関西のお好み焼きチェーン、千房(大阪市)が日本の社会に一石を投じている。刑務所や少年院で服役した元受刑者らを雇い始めたところ賛同企業が増え、昨年、日本財団の支援を受けた「職親(しょくしん)プロジェクト」という事業に発展した。被害者にとって犯罪は許せないものだが、中井政嗣社長は加害者側の元受刑者らに社会復帰の道を提供し、「経世済民」の精神で道を切り開こうとしている。
社会をよくする一石
元受刑者たちの雇用のきっかけは約5~6年前、山口県内の刑務所からあった就労支援の依頼だった。
社内からは「うちは人気商売。お客さんが怖がって、店に来なくなる」という反対意見も出た。中井社長は悩みに悩んだが、自身を「7人兄弟は成績が優秀だが、私は落ちこぼれやった」(中井社長)と振り返り、こんな確信を持った。
「人間には無限の可能性がある」
千房は昭和48(1973)年12月、大阪・千日前に第1号店を開業。ラジオ大阪の深夜番組「ぬかるみの世界」のスポンサーを務め、落語家の笑福亭鶴瓶さんが「君はぬかるみ焼きを食べたことがあるか?」などと広め、同社の知名度は一気に広まった。今や国内外に店舗網を広げる。

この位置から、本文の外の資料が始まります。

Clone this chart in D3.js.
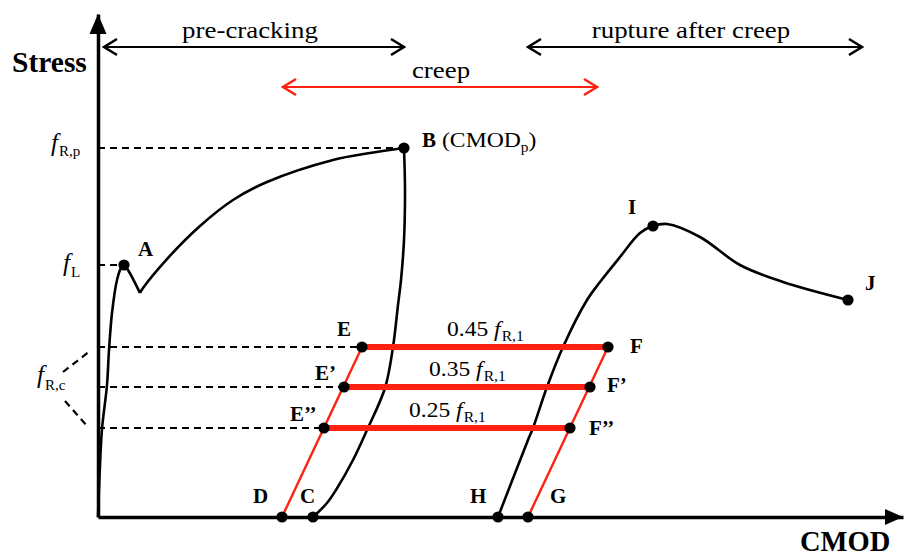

「いろんな人に目をかけてもらって、今がある」という思いが強い中井社長。刑務所や少年院を出所した後、再犯者が述べる理由の中で、「職に就くのが難しい」が多いと耳にした。
元受刑者らの採用は「企業として善悪を考えれば、善。社会に役立つ人間になってもらうことも償いの一つだ。再犯率を下げる社会貢献の意味でも、ぜひやってみたい」(中井社長)と思うようになった。